►
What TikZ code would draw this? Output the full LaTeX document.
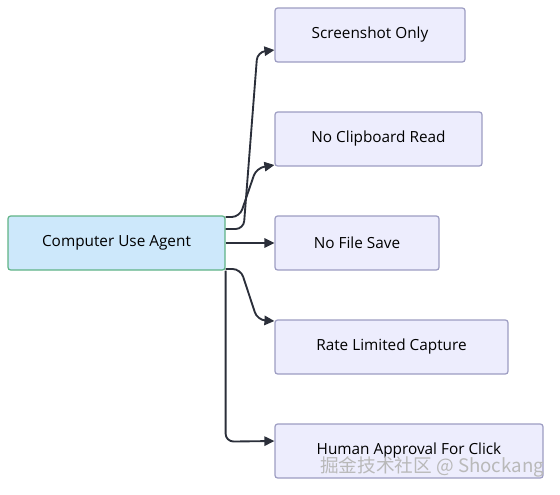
\documentclass[tikz,border=0pt]{standalone}
\usepackage{fontspec}
\setmainfont{Open Sans}
\newfontfamily\cjk{Noto Sans CJK SC}
\usepackage{tikz}
\usetikzlibrary{arrows.meta,positioning,calc}

\definecolor{agentfill}{HTML}{CDE8FB}
\definecolor{agentline}{HTML}{5FB386}
\definecolor{rulefill}{HTML}{EDEDFD}
\definecolor{ruleline}{HTML}{9C9CC2}
\definecolor{edgecol}{HTML}{2B2F3A}

\tikzset{
  agentbox/.style={draw=agentline,fill=agentfill,line width=0.9pt,rounded corners=2pt,
    minimum height=40.5pt,inner sep=0pt,font=\fontsize{11.5}{13}\selectfont},
  rulebox/.style={draw=ruleline,fill=rulefill,line width=0.9pt,rounded corners=2pt,
    minimum height=40.5pt,inner sep=0pt,font=\fontsize{11.5}{13}\selectfont},
  edge/.style={draw=edgecol,line width=1.4pt,rounded corners=6pt,
    -{Triangle[length=7.5pt,width=7pt]}}
}

\begin{document}
\begin{tikzpicture}[x=0.75pt,y=-0.75pt]
\useasboundingbox (0,0) rectangle (560,494);
% the agent
\node[agentbox,minimum width=162.75pt] (agent) at (116.5,243) {Computer Use Agent};
% the rules
\node[rulebox,minimum width=142.5pt] (shot) at (370,35) {Screenshot Only};
\node[rulebox,minimum width=155.25pt] (clip) at (378.5,139) {No Clipboard Read};
\node[rulebox,minimum width=123pt] (save) at (357,243) {No File Save};
\node[rulebox,minimum width=174.75pt] (rate) at (391.5,347) {Rate Limited Capture};
\node[rulebox,minimum width=201pt] (human) at (409,451) {Human Approval For Click};
% edges
\draw[edge] ($(agent.east)+(0,-14)$) -- ++(18,0) -- ($(shot.west)+(-17,17)$) -- ($(shot.west)+(0,15)$);
\draw[edge] ($(agent.east)+(0,-26)$) -- ++(14,0) -- ($(clip.west)+(-18,29)$) -- ($(clip.west)+(0,26)$);
\draw[edge] (agent.east) -- (save.west);
\draw[edge] ($(agent.east)+(0,26)$) -- ++(15,0) -- ($(rate.west)+(-17,-27)$) -- ($(rate.west)+(0,-26)$);
\draw[edge] (agent.south east) -- ($(agent.south east)+(0,171)$) -- ($(human.west)+(0,-10)$);
% watermark
\node[text=gray!55,font=\cjk\fontsize{14}{16}\selectfont] (mark) at (432,467) {掘金技术社区 @ Shockang};
\end{tikzpicture}
\end{document}
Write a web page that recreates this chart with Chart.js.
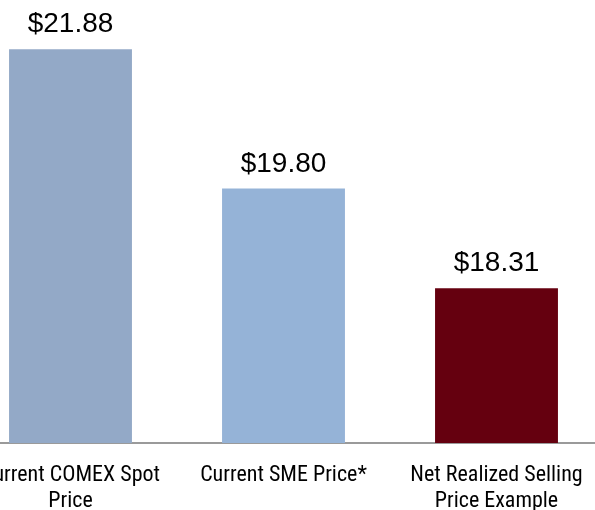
<!DOCTYPE html>
<html>
<head>
<meta charset="utf-8">
<script src="https://cdn.jsdelivr.net/npm/chart.js@4/dist/chart.umd.min.js"></script>
<style>
html,body{margin:0;padding:0;width:595px;height:510px;overflow:hidden;background:#fff;}
#wrap{position:absolute;left:-36px;top:0;width:639px;height:510px;}
</style>
</head>
<body>
<div id="wrap"><canvas id="c" width="639" height="510"></canvas></div>
<script>
const categories = [["Current COMEX Spot", "Price"], "Current SME Price*", ["Net Realized Selling", "Price Example"]];
const prices = [21.88, 19.80, 18.31];
const valueLabels = ["$21.88", "$19.80", "$18.31"];
const barColors = ["#93A9C7", "#95B3D7", "#65000F"];

const valuePlugin = {
  id: 'valueLabels',
  afterDatasetsDraw(chart) {
    const ctx = chart.ctx;
    const meta = chart.getDatasetMeta(0);
    ctx.save();
    ctx.fillStyle = '#000';
    ctx.font = '28px "Liberation Sans", Arial, sans-serif';
    ctx.textAlign = 'center';
    ctx.textBaseline = 'alphabetic';
    meta.data.forEach((bar, i) => {
      ctx.fillText(valueLabels[i], bar.x, bar.y - 17);
    });
    ctx.restore();
  }
};

new Chart(document.getElementById('c'), {
  type: 'bar',
  data: {
    labels: categories,
    datasets: [{
      data: prices,
      backgroundColor: barColors,
      borderWidth: 0,
      categoryPercentage: 1,
      barPercentage: 0.577
    }]
  },
  options: {
    responsive: false,
    animation: false,
    layout: { padding: 0 },
    plugins: { legend: { display: false }, tooltip: { enabled: false } },
    scales: {
      y: { display: false, min: 16, max: 22.617 },
      x: {
        afterFit(scale) {
          scale.height = 67;
          scale.paddingLeft = 0;
          scale.paddingRight = 0;
        },
        grid: { display: false, drawTicks: false },
        border: { display: true, color: '#9a9a9a', width: 2 },
        ticks: {
          color: '#000',
          padding: 19,
          maxRotation: 0,
          autoSkip: false,
          font: { family: '"Roboto Condensed", "Open Sans Condensed", sans-serif', size: 22, lineHeight: 1.2 }
        }
      }
    }
  },
  plugins: [valuePlugin]
});
</script>
</body>
</html>
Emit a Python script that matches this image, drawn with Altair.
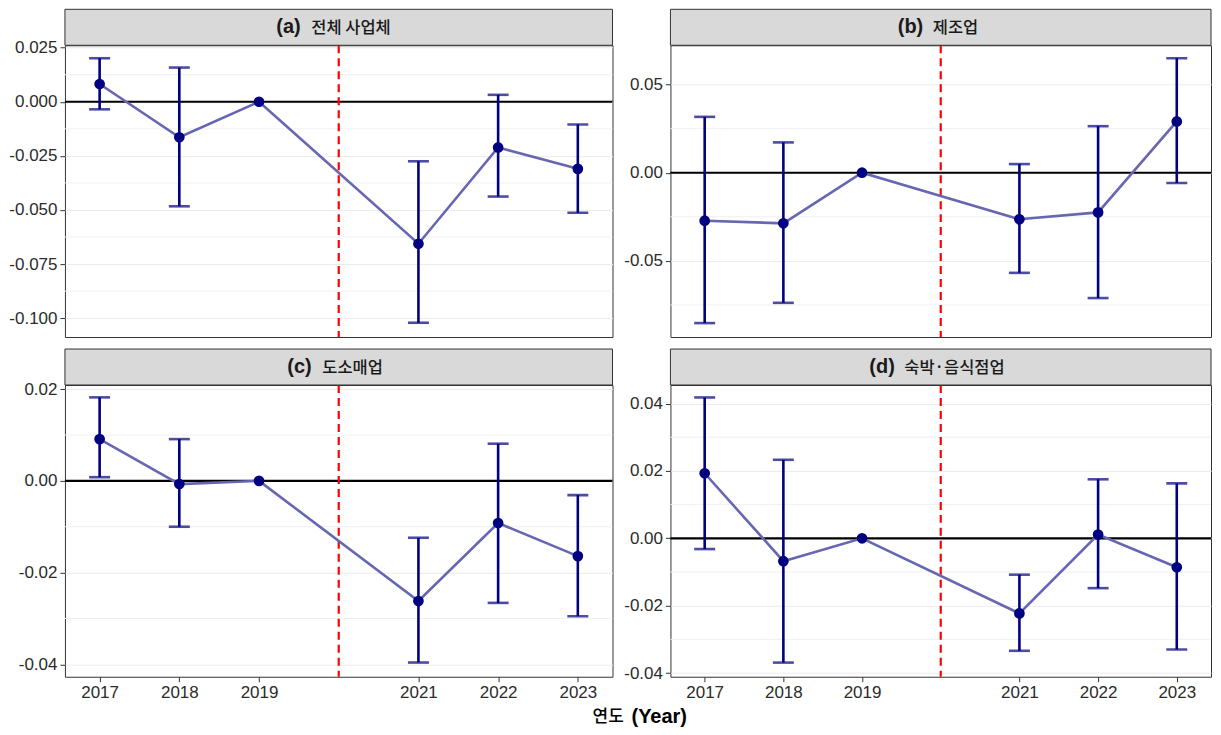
import altair as alt
import pandas as pd

# ---------------- data ----------------
years = [2017, 2018, 2019, 2021, 2022, 2023]
x_ticks = [2017, 2018, 2019, 2021, 2022, 2023]
break_year = [2020]
zero_line = [0.0]

panel_tags = ["(a)", "(b)", "(c)", "(d)"]
panel_names = ["전체 사업체", "제조업", "도소매업", "숙박·음식점업"]

a_est = [0.0082, -0.0164, 0.0, -0.0656, -0.0211, -0.0310]
a_lo = [-0.0035, -0.0483, None, -0.1021, -0.0438, -0.0513]
a_hi = [0.0201, 0.0158, None, -0.0275, 0.0032, -0.0105]

b_est = [-0.0272, -0.0287, 0.0, -0.0264, -0.0225, 0.0291]
b_lo = [-0.0853, -0.0738, None, -0.0568, -0.0711, -0.0058]
b_hi = [0.0317, 0.0172, None, 0.0049, 0.0264, 0.0649]

c_est = [0.0091, -0.0007, 0.0, -0.0262, -0.0092, -0.0164]
c_lo = [0.0008, -0.0100, None, -0.0396, -0.0266, -0.0295]
c_hi = [0.0182, 0.0091, None, -0.0124, 0.0081, -0.0031]

d_est = [0.0193, -0.0068, 0.0, -0.0223, 0.0011, -0.0086]
d_lo = [-0.0032, -0.0369, None, -0.0334, -0.0148, -0.0330]
d_hi = [0.0418, 0.0233, None, -0.0108, 0.0175, 0.0163]

y_domains = [[-0.1087, 0.0261], [-0.0932, 0.0723], [-0.0427, 0.0209], [-0.0411, 0.0455]]
y_ticks = [
    [-0.1, -0.075, -0.05, -0.025, 0.0, 0.025],
    [-0.05, 0.0, 0.05],
    [-0.04, -0.02, 0.0, 0.02],
    [-0.04, -0.02, 0.0, 0.02, 0.04],
]
y_minor = [
    [-0.0875, -0.0625, -0.0375, -0.0125, 0.0125],
    [-0.075, -0.025, 0.025],
    [-0.03, -0.01, 0.01],
    [-0.03, -0.01, 0.01, 0.03],
]
y_fmt = [".3f", ".2f", ".2f", ".2f"]
x_domain = [2016.565, 2023.435]

# ---------------- style ----------------
NAVY = "#000080"
LINE = "#6666b3"
LATIN = "Liberation Sans"
KOREAN = "Noto Sans CJK KR"
H = 292
STRIP = 36
W_LEFT = 548
W_RIGHT = 541


def panel(i, est, lo, hi, width, bottom):
    df = pd.DataFrame({"year": years, "est": est, "lo": lo, "hi": hi})
    eb = df.dropna().reset_index(drop=True)

    xscale = alt.Scale(domain=x_domain, nice=False, zero=False)
    yscale = alt.Scale(domain=y_domains[i], nice=False, zero=False)
    if bottom:
        xaxis = alt.Axis(values=x_ticks, format="d", title=None, grid=False, domain=False,
                         ticks=True, tickSize=5, tickColor="#333333", labelPadding=3)
    else:
        xaxis = alt.Axis(values=x_ticks, title=None, grid=False, domain=False,
                         ticks=False, labels=False)
    expr = "replace(format(datum.value, '%s'), '\u2212', '-')" % y_fmt[i]
    yaxis = alt.Axis(values=y_ticks[i], labelExpr=expr, title=None, grid=True,
                     gridColor="#ebebeb", gridWidth=1, domain=False, tickSize=5,
                     tickColor="#333333", labelPadding=3)

    X = lambda f: alt.X(f, type="quantitative", scale=xscale, axis=xaxis)
    Y = lambda f: alt.Y(f, type="quantitative", scale=yscale, axis=yaxis)

    minor = alt.Chart(pd.DataFrame({"v": y_minor[i]})).mark_rule(
        color="#f0f0f0", strokeWidth=1).encode(y=Y("v"))
    zero = alt.Chart(pd.DataFrame({"v": zero_line})).mark_rule(
        color="black", strokeWidth=2.2).encode(y=Y("v"))
    vline = alt.Chart(pd.DataFrame({"year": break_year})).mark_rule(
        color="#ff0000", strokeWidth=2.2, strokeDash=[8, 5]).encode(x=X("year"))
    line = alt.Chart(df).mark_line(color=LINE, strokeWidth=2.6).encode(x=X("year"), y=Y("est"))
    bars = alt.Chart(eb).mark_rule(color=NAVY, strokeWidth=2.6).encode(
        x=X("year"), y=Y("lo"), y2="hi")
    cap_lo = alt.Chart(eb).mark_tick(color=NAVY, thickness=2.6, size=21, orient="horizontal").encode(
        x=X("year"), y=Y("lo"))
    cap_hi = alt.Chart(eb).mark_tick(color=NAVY, thickness=2.6, size=21, orient="horizontal").encode(
        x=X("year"), y=Y("hi"))
    pts = alt.Chart(df).mark_circle(color=NAVY, size=115, opacity=1).encode(x=X("year"), y=Y("est"))

    one = pd.DataFrame({"k": [0]})
    strip = alt.Chart(one).mark_rect(fill="#d9d9d9", stroke="#333333", strokeWidth=1).encode(
        x=alt.value(0), x2=alt.value(width), y=alt.value(-STRIP), y2=alt.value(0))

    tag_w = 26
    name = panel_names[i]
    n_han = sum(1 for ch in name if "\uac00" <= ch <= "\ud7a3")
    kor_w = 17 * n_han + 5 * name.count(" ") + 6 * name.count("·")
    total = tag_w + 9 + kor_w
    left = width / 2 - total / 2
    tag = alt.Chart(one).mark_text(align="left", baseline="middle", font=LATIN, fontSize=20,
                                   fontWeight="bold", color="#1a1a1a").encode(
        x=alt.value(left), y=alt.value(-STRIP / 2), text=alt.value(panel_tags[i]))
    kor = alt.Chart(one).mark_text(align="left", baseline="middle", font=KOREAN, fontSize=16.5,
                                   fontWeight=500, color="#1a1a1a").encode(
        x=alt.value(left + tag_w + 9), y=alt.value(-STRIP / 2 + 1), text=alt.value(name))

    layers = [minor, zero, vline, line, bars, cap_lo, cap_hi, pts, strip, tag, kor]
    if i == 2:
        t1 = alt.Chart(one).mark_text(align="left", baseline="middle", font=KOREAN, fontSize=17,
                                      fontWeight=500, color="#000000").encode(
            x=alt.value(528), y=alt.value(H + 40), text=alt.value("연도"))
        t2 = alt.Chart(one).mark_text(align="left", baseline="middle", font=LATIN, fontSize=20,
                                      fontWeight="bold", color="#000000").encode(
            x=alt.value(567), y=alt.value(H + 40), text=alt.value("(Year)"))
        layers += [t1, t2]
    return alt.layer(*layers).properties(width=width, height=H)


pa = panel(0, a_est, a_lo, a_hi, W_LEFT, False)
pb = panel(1, b_est, b_lo, b_hi, W_RIGHT, False)
pc = panel(2, c_est, c_lo, c_hi, W_LEFT, True)
pd_ = panel(3, d_est, d_lo, d_hi, W_RIGHT, True)

chart = alt.concat(pa, pb, pc, pd_, columns=2, spacing={"row": 48, "column": 58},
                   bounds="flush").properties(
    padding={"left": 0, "top": 0, "right": 0, "bottom": 0}
).configure_view(stroke="#333333", strokeWidth=1).configure_axis(
    labelFont=LATIN, labelFontSize=17, labelColor="#2b2b2b"
)

chart.save("out.html", embed_options={"renderer": "svg", "actions": False})
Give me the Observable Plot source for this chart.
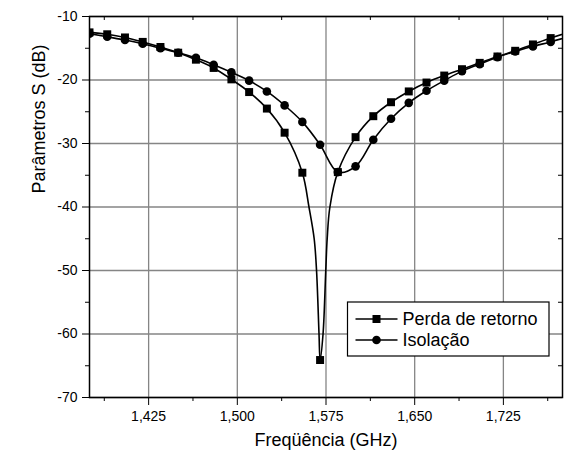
◄
# [WHAT TO DO]
Report only how many lines in the records contain the word "with".

# [ANSWER TO THE EXERCISE]
2